Я очень внимательно всегда слежу за залом, очень чутко прислушиваюсь к его безмолвной реакции, ощущаемой каким-то неведомым чувством. Моя задача — вызвать потрясение зала, эмоциональный взрыв! Дал импульс своей боли, и тебе в ответ такое сострадание! От этого плакать хочется…» А далее журналист комментирует: «Есть в этом человеке, несомненно, ставшем уже и без диплома профессионалом высокого класса, то, чему ни научить, ни выучиться невозможно. Неспроста о нем часто говорят и пишут как об актере редкой магической силы. Я лично ощутила это на лучших его спектаклях — „Мольере“ и „Гамлете“. Авилов властен управлять аудиторией. Он способен вынуть из вас душу, так глянуть, что мурашки по телу… Счастлив, должно быть, тот актер, чья индивидуальность дает столько пищи для зрительской фантазии. Это и позволяет Авилову никогда не менять свой облик и вместе с тем не впадать в противоречие с играемым образом».
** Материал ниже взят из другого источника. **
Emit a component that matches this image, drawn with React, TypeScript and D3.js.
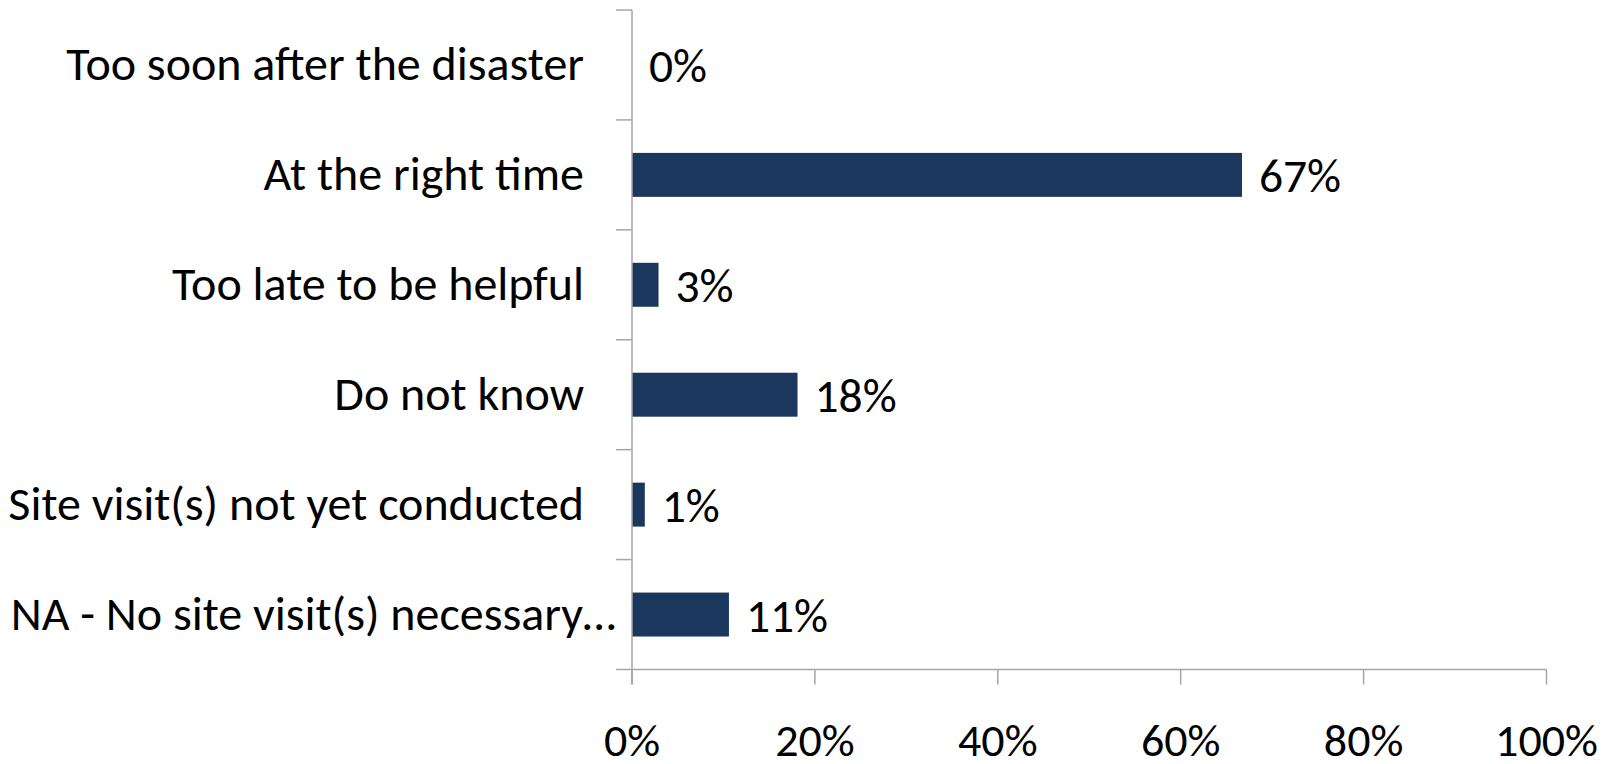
import React from "react";
import * as d3 from "d3";

const categories = [
  "Too soon after the disaster",
  "At the right time",
  "Too late to be helpful",
  "Do not know",
  "Site visit(s) not yet conducted",
  "NA - No site visit(s) necessary…",
];
const values = [0, 66.7, 2.9, 18.1, 1.4, 10.6];
const xTicks = [0, 20, 40, 60, 80, 100];
const truncated = [false, false, false, false, false, true];

const W = 1614;
const H = 764;
const FONT = "Carlito, Calibri, 'Open Sans', sans-serif";
const BAR = "#1b375e";
const AXIS = "#a6a6a6";

export default function App() {
  const x = d3.scaleLinear().domain([0, 100]).range([632, 1546.5]);
  const y = d3
    .scaleBand<string>()
    .domain(categories)
    .range([10, 669.5])
    .paddingInner(0.6)
    .paddingOuter(0.3);
  const step = y.step();
  const top = 10;
  const bottom = 669.5;
  const x0 = x(0);

  return (
    <svg
      width={W}
      height={H}
      style={{ position: "absolute", left: 0, top: 0, display: "block", background: "#fff" }}
    >
      {d3.range(categories.length + 1).map((i) => (
        <line
          key={"yt" + i}
          x1={x0 - 16}
          x2={x0}
          y1={top + i * step}
          y2={top + i * step}
          stroke={AXIS}
          strokeWidth={1.5}
        />
      ))}
      <line x1={x0} x2={x(100)} y1={bottom} y2={bottom} stroke={AXIS} strokeWidth={1.5} />
      {xTicks.map((t) => (
        <g key={"xt" + t}>
          <line x1={x(t)} x2={x(t)} y1={bottom} y2={bottom + 15} stroke={AXIS} strokeWidth={1.5} />
          <text
            x={x(t)}
            y={756}
            textAnchor="middle"
            fontFamily={FONT}
            fontSize={46}
            fill="#000"
          >
            {t + "%"}
          </text>
        </g>
      ))}
      {categories.map((c, i) => (
        <rect
          key={"b" + i}
          x={x0}
          y={y(c)!}
          width={x(values[i]) - x0}
          height={y.bandwidth()}
          fill={BAR}
        />
      ))}
      <line x1={x0} x2={x0} y1={top} y2={bottom + 15} stroke={AXIS} strokeWidth={1.5} />
      {categories.map((c, i) => (
        <text
          key={"dl" + i}
          x={x(values[i]) + 17}
          y={y(c)! + y.bandwidth() / 2 + 17}
          fontFamily={FONT}
          fontSize={47.5}
          fill="#000"
        >
          {Math.round(values[i]) + "%"}
        </text>
      ))}
      {categories.map((c, i) => (
        <text
          key={"cl" + i}
          x={truncated[i] ? 616 : 584}
          y={y(c)! + y.bandwidth() / 2 + 15}
          textAnchor="end"
          fontFamily={FONT}
          fontSize={48}
          fill="#000"
        >
          {c}
        </text>
      ))}
    </svg>
  );
}
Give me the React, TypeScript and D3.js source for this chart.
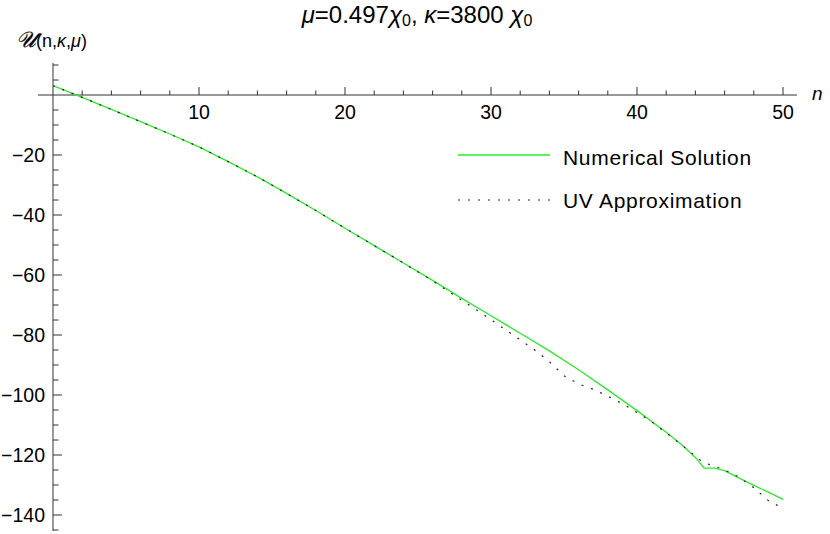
import React from "react";
import * as d3 from "d3";

const numN = [0, 2, 4, 6, 8, 10, 12, 14, 16, 18, 20, 22, 24, 26, 28, 30, 32, 34, 36, 38, 40, 42, 43, 44, 44.6, 45.3, 46, 47, 48, 49, 50];
const numU = [3.1, -0.8, -4.8, -8.9, -13.0, -17.3, -22.2, -27.3, -32.8, -38.5, -44.4, -50.2, -56.0, -61.8, -67.8, -73.6, -79.4, -85.3, -91.6, -98.3, -105.2, -112.4, -116.3, -120.8, -124.4, -124.4, -125.2, -127.7, -130.1, -132.4, -134.8];

const uvN = [0, 2, 4, 6, 8, 10, 12, 14, 16, 18, 20, 22, 24, 26, 27, 28, 29, 30, 31, 32, 33, 34, 35, 36, 37, 38, 39, 40, 41, 42, 43, 44, 44.5, 45.3, 46, 47, 48, 49, 50];
const uvU = [3.1, -0.8, -4.8, -8.9, -13.0, -17.3, -22.2, -27.3, -32.8, -38.5, -44.4, -50.2, -56.0, -61.9, -65.2, -68.4, -71.6, -74.9, -78.3, -81.6, -85.0, -88.9, -93.6, -96.3, -98.1, -100.4, -102.9, -105.8, -108.9, -112.6, -116.4, -120.3, -122.4, -123.7, -125.0, -127.4, -130.9, -135.2, -137.8];

const xMajor = [10, 20, 30, 40, 50];
const xMinor = [2, 4, 6, 8, 12, 14, 16, 18, 22, 24, 26, 28, 32, 34, 36, 38, 42, 44, 46, 48];
const yMajor = [-20, -40, -60, -80, -100, -120, -140];
const yMinor = [10, 5, -5, -10, -15, -25, -30, -35, -45, -50, -55, -65, -70, -75, -85, -90, -95, -105, -110, -115, -125, -130, -135, -145];

const FONT = "'Liberation Sans', Arial, sans-serif";
const GREEN = "#2aeb2a";

export default function App() {
  const x = d3.scaleLinear().domain([0, 50]).range([53, 783]);
  const y = d3.scaleLinear().domain([0, -140]).range([95, 515]);
  const line = d3
    .line<[number, number]>()
    .x((d) => x(d[0]))
    .y((d) => y(d[1]));
  const numPts = numN.map((n, i) => [n, numU[i]] as [number, number]);
  const uvPts = uvN.map((n, i) => [n, uvU[i]] as [number, number]);
  const axisColor = "#333";
  const x0 = x(0);
  const y0 = y(0);
  return (
    <svg
      width={830}
      height={534}
      style={{ position: "absolute", left: 0, top: 0, background: "#fff" }}
      fontFamily={FONT}
    >
      <rect width={830} height={534} fill="#fff" />
      {/* title */}
      <text x={417} y={23} fontSize={24} textAnchor="middle" fill="#000">
        <tspan fontStyle="italic">μ</tspan>
        <tspan>=0.497</tspan>
        <tspan fontStyle="italic">χ</tspan>
        <tspan fontSize={16} dy={3}>0</tspan>
        <tspan dy={-3}>, </tspan>
        <tspan fontStyle="italic">κ</tspan>
        <tspan>=3800 </tspan>
        <tspan fontStyle="italic">χ</tspan>
        <tspan fontSize={16} dy={3}>0</tspan>
      </text>
      {/* y label */}
      <text x={16} y={47} fontSize={18} fill="#000">
        <tspan fontFamily="'DejaVu Serif', 'DejaVu Sans', serif" fontStyle="italic" fontSize={22} stroke="#000" strokeWidth={0.3}>𝒰</tspan>
        <tspan>(n,</tspan>
        <tspan fontStyle="italic">κ</tspan>
        <tspan>,</tspan>
        <tspan fontStyle="italic">μ</tspan>
        <tspan>)</tspan>
      </text>
      {/* x label */}
      <text x={812} y={100} fontSize={19} fontStyle="italic" fill="#000">n</text>
      {/* axes */}
      <line x1={38} x2={797} y1={y0} y2={y0} stroke={axisColor} strokeWidth={1} />
      <line x1={x0} x2={x0} y1={63} y2={531} stroke={axisColor} strokeWidth={1} />
      {xMajor.map((t) => (
        <g key={"xm" + t}>
          <line x1={x(t)} x2={x(t)} y1={y0} y2={y0 - 8} stroke={axisColor} />
          <text x={x(t)} y={y0 + 24} fontSize={19.5} textAnchor="middle" fill="#000">{t}</text>
        </g>
      ))}
      {xMinor.map((t) => (
        <line key={"xn" + t} x1={x(t)} x2={x(t)} y1={y0} y2={y0 - 4.5} stroke={axisColor} />
      ))}
      {yMajor.map((t) => (
        <g key={"ym" + t}>
          <line x1={x0} x2={x0 + 9} y1={y(t)} y2={y(t)} stroke={axisColor} />
          <text x={x0 - 8} y={y(t) + 6.7} fontSize={19.5} textAnchor="end" fill="#000">
            {"−" + Math.abs(t)}
          </text>
        </g>
      ))}
      {yMinor.map((t) => (
        <line key={"yn" + t} x1={x0} x2={x0 + 5.5} y1={y(t)} y2={y(t)} stroke={axisColor} />
      ))}
      {/* series */}
      <path d={line(numPts) || ""} fill="none" stroke={GREEN} strokeWidth={1.3} />
      <path d={line(uvPts) || ""} fill="none" stroke="#222" strokeWidth={1.2} strokeDasharray="2,8" />
      {/* legend */}
      <line x1={458} x2={550} y1={155} y2={155} stroke={GREEN} strokeWidth={1.3} />
      <text x={563} y={164.5} fontSize={21} letterSpacing={0.7} fill="#000">Numerical Solution</text>
      <line x1={458} x2={550} y1={200} y2={200} stroke="#222" strokeWidth={1.2} strokeDasharray="2,8" />
      <text x={563} y={208} fontSize={21} letterSpacing={0.7} fill="#000">UV Approximation</text>
    </svg>
  );
}
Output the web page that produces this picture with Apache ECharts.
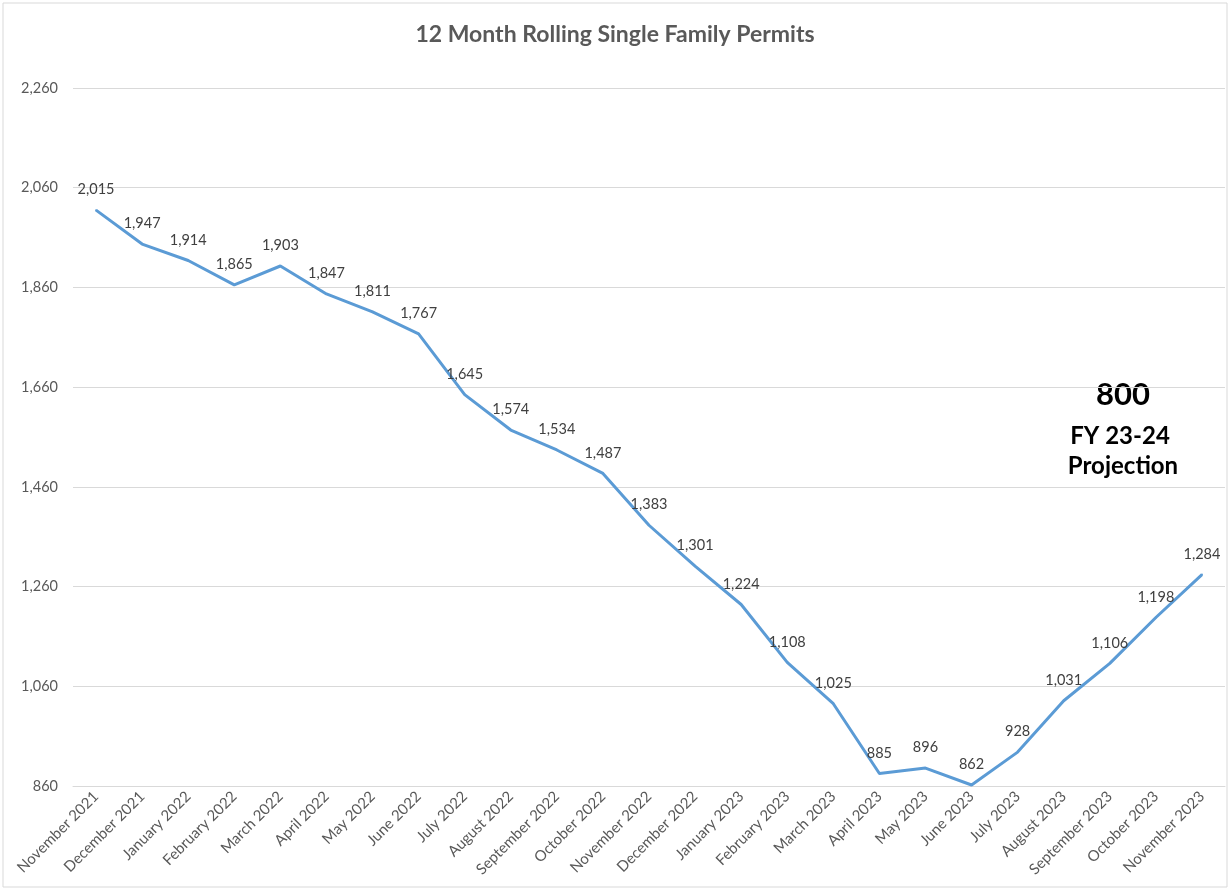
<!DOCTYPE html>
<html>
<head>
<meta charset="utf-8">
<script src="https://cdn.jsdelivr.net/npm/echarts@6/dist/echarts.min.js"></script>
<style>
  html, body { margin: 0; padding: 0; background: #fff; }
  #chart { width: 1230px; height: 893px; }
</style>
</head>
<body>
<div id="chart"></div>
<script>
const months = ['November 2021', 'December 2021', 'January 2022', 'February 2022', 'March 2022', 'April 2022',
  'May 2022', 'June 2022', 'July 2022', 'August 2022', 'September 2022', 'October 2022', 'November 2022',
  'December 2022', 'January 2023', 'February 2023', 'March 2023', 'April 2023', 'May 2023', 'June 2023',
  'July 2023', 'August 2023', 'September 2023', 'October 2023', 'November 2023']
const permits = [2015, 1947, 1914, 1865, 1903, 1847, 1811, 1767, 1645, 1574, 1534, 1487, 1383,
  1301, 1224, 1108, 1025, 885, 896, 862, 928, 1031, 1106, 1198, 1284]
const yMin = 860
const yMax = 2260
const yStep = 200

const fmt = (v) => Number(v).toLocaleString('en-US')
const font = 'Lato, "Open Sans", sans-serif'

const myChart = echarts.init(document.getElementById('chart'))
const option = {
    animation: false,
    title: {
        text: '12 Month Rolling Single Family Permits',
        left: 'center',
        top: 18,
        textStyle: { color: '#595959', fontSize: 23, fontWeight: 'bold', fontFamily: font }
    },
    grid: { left: 73, right: 5, top: 88, bottom: 107 },
    xAxis: {
        type: 'category',
        boundaryGap: true,
        data: months,
        axisLine: { lineStyle: { color: '#d9d9d9' } },
        axisTick: { show: false },
        axisLabel: {
            interval: 0,
            rotate: 45,
            margin: 8,
            color: '#595959',
            fontSize: 15,
            fontFamily: font
        }
    },
    yAxis: {
        type: 'value',
        min: yMin,
        max: yMax,
        interval: yStep,
        axisLine: { show: false },
        axisTick: { show: false },
        axisLabel: { margin: 15, color: '#595959', fontSize: 14.5, fontFamily: font, formatter: fmt },
        splitLine: { lineStyle: { color: '#d9d9d9', width: 1 } }
    },
    series: [{
        type: 'line',
        data: permits,
        symbol: 'circle',
        symbolSize: 2,
        showSymbol: true,
        itemStyle: { color: '#5b9bd5' },
        lineStyle: { color: '#5b9bd5', width: 3 },
        label: {
            show: true,
            position: 'top',
            distance: 12,
            color: '#404040',
            fontSize: 14.5,
            fontFamily: font,
            formatter: (p) => fmt(p.value)
        },
        labelLayout: { hideOverlap: false }
    }],
    graphic: [
        {
            type: 'rect',
            shape: { x: 3, y: 3, width: 1224, height: 884 },
            style: { fill: 'none', stroke: '#d9d9d9', lineWidth: 1 },
            silent: true
        },
        {
            type: 'text',
            x: 1123, y: 395,
            style: { text: '800', fill: '#000', fontSize: 31, fontWeight: 'bold', fontFamily: font, textAlign: 'center', textVerticalAlign: 'middle' }
        },
        {
            type: 'text',
            x: 1120, y: 436,
            style: { text: 'FY 23-24', fill: '#000', fontSize: 24, fontWeight: 'bold', fontFamily: font, textAlign: 'center', textVerticalAlign: 'middle' }
        },
        {
            type: 'text',
            x: 1123, y: 466,
            style: { text: 'Projection', fill: '#000', fontSize: 24, fontWeight: 'bold', fontFamily: font, textAlign: 'center', textVerticalAlign: 'middle' }
        }
    ]
}
myChart.setOption(option)
</script>
</body>
</html>
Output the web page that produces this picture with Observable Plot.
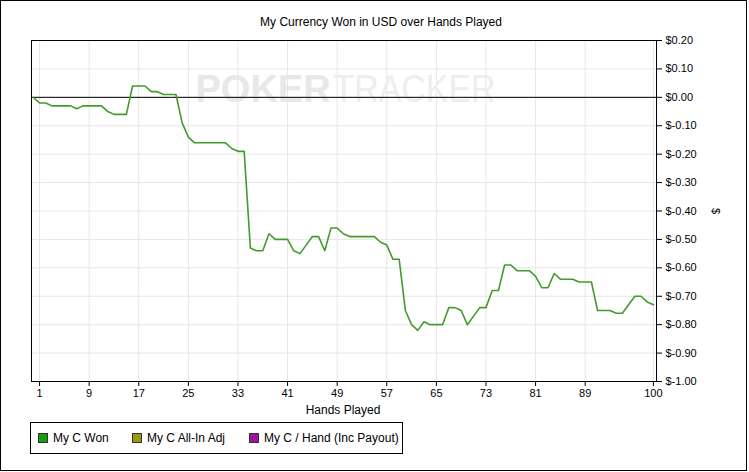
<!DOCTYPE html>
<html>
<head>
<meta charset="utf-8">
<script src="https://cdn.jsdelivr.net/npm/d3@7"></script>
<script src="https://cdn.jsdelivr.net/npm/@observablehq/plot@0.6"></script>
<style>
  html, body { margin: 0; padding: 0; background: #fff; }
  #wrap { position: relative; width: 749px; height: 472px; overflow: hidden; font-family: "Liberation Sans", Arial, sans-serif; color: #000; }
  #border { position: absolute; left: 0; top: 0; width: 745px; height: 469px; border: 1px solid #000; pointer-events: none; }
  #title { position: absolute; left: 381px; top: 15px; transform: translateX(-50%); font-size: 12px; white-space: nowrap; }
  #xlabel { position: absolute; left: 343px; top: 403px; transform: translateX(-50%); font-size: 12px; white-space: nowrap; }
  #ylabel { position: absolute; left: 716px; top: 211px; transform: translate(-50%, -50%) rotate(90deg); font-size: 11px; }
  #legend { position: absolute; left: 30px; top: 422px; width: 371px; height: 30px; border: 1px solid #000; font-size: 12px; }
  .item { position: absolute; top: 8px; white-space: nowrap; }
  .sw { display: inline-block; width: 8px; height: 8px; border: 1px solid #333; vertical-align: -1px; margin-right: 5px; }
  svg { position: absolute; left: 0; top: 0; }
</style>
</head>
<body>
<div id="wrap">
  <div id="chart"></div>
  <div id="title"></div>
  <div id="xlabel"></div>
  <div id="ylabel"></div>
  <div id="legend"></div>
  <div id="border"></div>
</div>
<script>
const title = "My Currency Won in USD over Hands Played";
const xLabel = "Hands Played";
const yLabel = "$";
const xTicks = [1, 9, 17, 25, 33, 41, 49, 57, 65, 73, 81, 89, 100];
const yTicks = [0.2, 0.1, 0, -0.1, -0.2, -0.3, -0.4, -0.5, -0.6, -0.7, -0.8, -0.9, -1.0];
const legendNames = ["My C Won", "My C All-In Adj", "My C / Hand (Inc Payout)"];
const legendColors = ["#12a012", "#9a9a12", "#a012a0"];
const legendX = [7, 101, 218];
const watermark = ["POKER", "TRACKER"];
// Cumulative currency won after each hand (hand 0 .. 100)
const won = [
  0, -0.02, -0.02, -0.03, -0.03, -0.03, -0.03, -0.04, -0.03, -0.03,
  -0.03, -0.03, -0.05, -0.06, -0.06, -0.06, 0.04, 0.04, 0.04, 0.02,
  0.02, 0.01, 0.01, 0.01, -0.09, -0.14, -0.16, -0.16, -0.16, -0.16,
  -0.16, -0.16, -0.18, -0.19, -0.19, -0.53, -0.54, -0.54, -0.48, -0.50,
  -0.50, -0.50, -0.54, -0.55, -0.52, -0.49, -0.49, -0.54, -0.46, -0.46,
  -0.48, -0.49, -0.49, -0.49, -0.49, -0.49, -0.51, -0.52, -0.57, -0.57,
  -0.75, -0.80, -0.82, -0.79, -0.80, -0.80, -0.80, -0.74, -0.74, -0.75,
  -0.80, -0.77, -0.74, -0.74, -0.68, -0.68, -0.59, -0.59, -0.61, -0.61,
  -0.61, -0.63, -0.67, -0.67, -0.62, -0.64, -0.64, -0.64, -0.65, -0.65,
  -0.65, -0.75, -0.75, -0.75, -0.76, -0.76, -0.73, -0.70, -0.70, -0.72,
  -0.73
];
const data = won.map((v, i) => ({hand: i, value: v}));

document.getElementById("title").textContent = title;
document.getElementById("xlabel").textContent = xLabel;
document.getElementById("ylabel").textContent = yLabel;
const leg = document.getElementById("legend");
legendNames.forEach((n, i) => {
  const it = document.createElement("div");
  it.className = "item";
  it.style.left = legendX[i] + "px";
  const sw = document.createElement("span");
  sw.className = "sw";
  sw.style.background = legendColors[i];
  it.appendChild(sw);
  it.appendChild(document.createTextNode(n));
  leg.appendChild(it);
});

const chart = Plot.plot({
  width: 749,
  height: 472,
  marginTop: 40,
  marginBottom: 91,
  marginLeft: 31,
  marginRight: 93,
  style: {fontFamily: "Liberation Sans, Arial, sans-serif", fontSize: "11px", background: "transparent", color: "#000"},
  x: {domain: [-0.3, 100.5]},
  y: {domain: [-1.0, 0.2]},
  marks: [
    Plot.gridX(xTicks, {stroke: "#e6e6e6", strokeOpacity: 1}),
    Plot.gridY(yTicks, {stroke: "#e6e6e6", strokeOpacity: 1}),
    Plot.text([watermark[0]], {className: "wm-a", frameAnchor: "top-left", dx: 164, dy: 49, textAnchor: "start", lineAnchor: "middle", fontSize: 38, fontWeight: "bold", fill: "#e8e8e8"}),
    Plot.text([watermark[1]], {className: "wm-b", frameAnchor: "top-left", dx: 302, dy: 49, textAnchor: "start", lineAnchor: "middle", fontSize: 38, fill: "#eeeeee"}),
    Plot.ruleY([0], {stroke: "#000", strokeWidth: 1}),
    Plot.line(data, {x: "hand", y: "value", stroke: "#449a2c", strokeWidth: 1.6}),
    Plot.frame({stroke: "#000"}),
    Plot.axisX({ticks: xTicks, tickFormat: d => String(d), tickSize: 5, tickPadding: 3, label: null}),
    Plot.axisY({anchor: "right", ticks: yTicks, tickFormat: d => "$" + d.toFixed(2), tickSize: 5, tickPadding: 4, label: null})
  ]
});
d3.select(chart).selectAll(".wm-b text").attr("textLength", 162).attr("lengthAdjust", "spacingAndGlyphs");
document.getElementById("chart").appendChild(chart);
</script>
</body>
</html>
Этот материал об артисте был, пожалуй, одним из самых серьезных — едва ли не впервые была сделана попытка постигнуть феномен Виктора Авилова, не распыляясь на умилительные подробности биографии, не выходя за пределы творческого пути. Авилов и сам был в этом материале собран и серьезен, как никогда прежде. Это было на подступах к «Калигуле», спектаклю, которым Виктор Авилов уже явно был увлечен. «Очень мощный материал, — говорил он. — И сколько там философских пластов!»
Каждая его новая роль становилась уроком постижения себя, своих возможностей, своего таланта, своих — что невероятно важно! — человеческих, личностных качеств, потому что Виктор Авилов на протяжении всей своей короткой жизни строил себя сам, используя в этом процессе самый различный, самый разнородный «материал». Его интервью цитировать чрезвычайно трудно — Авилов отвечал на вопросы довольно сумбурно и нередко односложно. Для того чтобы сделать с ним интересную беседу, надо было быть отличным журналистом, сосредоточенным на вопросах творческих и философских, не распыляясь на разговоры о личной жизни или пристрастиях в еде и напитках. Таких, к сожалению, почти не нашлось, поэтому в интервью Виктор предпочитал продолжать свою игру в случайно попавшего в театр шофера, водителя МАЗа.